» **Dataset records**
=-=-=-=-=
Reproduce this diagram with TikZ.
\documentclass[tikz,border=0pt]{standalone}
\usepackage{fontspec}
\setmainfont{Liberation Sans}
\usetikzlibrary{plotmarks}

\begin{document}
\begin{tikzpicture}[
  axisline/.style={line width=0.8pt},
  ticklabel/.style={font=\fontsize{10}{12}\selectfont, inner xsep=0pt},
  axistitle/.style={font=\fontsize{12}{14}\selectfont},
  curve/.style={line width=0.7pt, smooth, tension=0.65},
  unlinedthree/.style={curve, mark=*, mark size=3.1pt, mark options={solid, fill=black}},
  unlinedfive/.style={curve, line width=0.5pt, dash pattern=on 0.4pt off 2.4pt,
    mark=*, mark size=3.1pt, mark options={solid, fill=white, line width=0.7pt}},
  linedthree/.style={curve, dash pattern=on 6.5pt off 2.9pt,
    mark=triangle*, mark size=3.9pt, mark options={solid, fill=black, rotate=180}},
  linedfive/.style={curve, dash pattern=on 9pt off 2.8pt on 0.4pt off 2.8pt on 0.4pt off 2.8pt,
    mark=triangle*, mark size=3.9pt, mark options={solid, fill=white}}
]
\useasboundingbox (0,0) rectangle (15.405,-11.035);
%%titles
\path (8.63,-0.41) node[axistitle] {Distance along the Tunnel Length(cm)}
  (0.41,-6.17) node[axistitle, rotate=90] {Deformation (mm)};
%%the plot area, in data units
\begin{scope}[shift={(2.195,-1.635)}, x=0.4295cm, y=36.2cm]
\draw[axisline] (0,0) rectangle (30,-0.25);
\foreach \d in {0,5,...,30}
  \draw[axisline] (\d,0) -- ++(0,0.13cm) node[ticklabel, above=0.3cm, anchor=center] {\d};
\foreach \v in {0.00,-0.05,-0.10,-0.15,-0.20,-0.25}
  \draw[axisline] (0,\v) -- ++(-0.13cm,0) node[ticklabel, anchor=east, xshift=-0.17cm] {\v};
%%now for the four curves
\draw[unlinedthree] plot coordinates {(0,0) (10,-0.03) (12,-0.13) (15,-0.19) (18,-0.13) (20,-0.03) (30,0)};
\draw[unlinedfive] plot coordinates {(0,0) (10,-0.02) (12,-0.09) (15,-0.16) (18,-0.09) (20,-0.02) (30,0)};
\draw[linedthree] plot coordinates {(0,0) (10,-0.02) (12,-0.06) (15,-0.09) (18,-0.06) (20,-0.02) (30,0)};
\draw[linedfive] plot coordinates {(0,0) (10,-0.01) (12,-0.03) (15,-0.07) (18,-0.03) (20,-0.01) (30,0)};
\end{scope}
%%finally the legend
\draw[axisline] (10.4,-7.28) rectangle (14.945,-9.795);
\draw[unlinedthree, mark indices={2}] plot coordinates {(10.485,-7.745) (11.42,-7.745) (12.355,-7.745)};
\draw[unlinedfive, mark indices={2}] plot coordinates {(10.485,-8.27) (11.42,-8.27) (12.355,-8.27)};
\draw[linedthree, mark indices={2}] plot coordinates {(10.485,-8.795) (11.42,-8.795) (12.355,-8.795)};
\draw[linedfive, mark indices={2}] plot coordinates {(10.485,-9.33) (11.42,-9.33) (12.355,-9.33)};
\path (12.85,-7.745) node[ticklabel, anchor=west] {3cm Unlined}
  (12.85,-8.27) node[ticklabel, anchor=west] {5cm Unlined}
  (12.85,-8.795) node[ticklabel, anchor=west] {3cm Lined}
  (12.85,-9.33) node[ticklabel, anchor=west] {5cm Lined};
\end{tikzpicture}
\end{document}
=-=-=-=-=
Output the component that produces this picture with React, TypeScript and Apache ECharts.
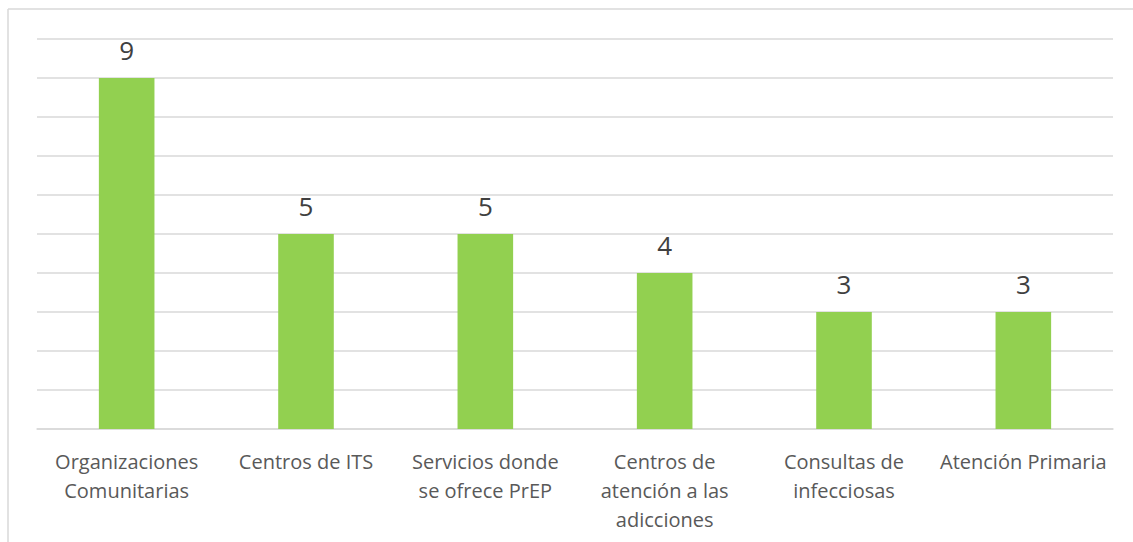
=-=-=-=-=
Where a line contains "this", copy that line.

Reproduce this diagram with TikZ.
Output the component that produces this picture with React, TypeScript and Apache ECharts.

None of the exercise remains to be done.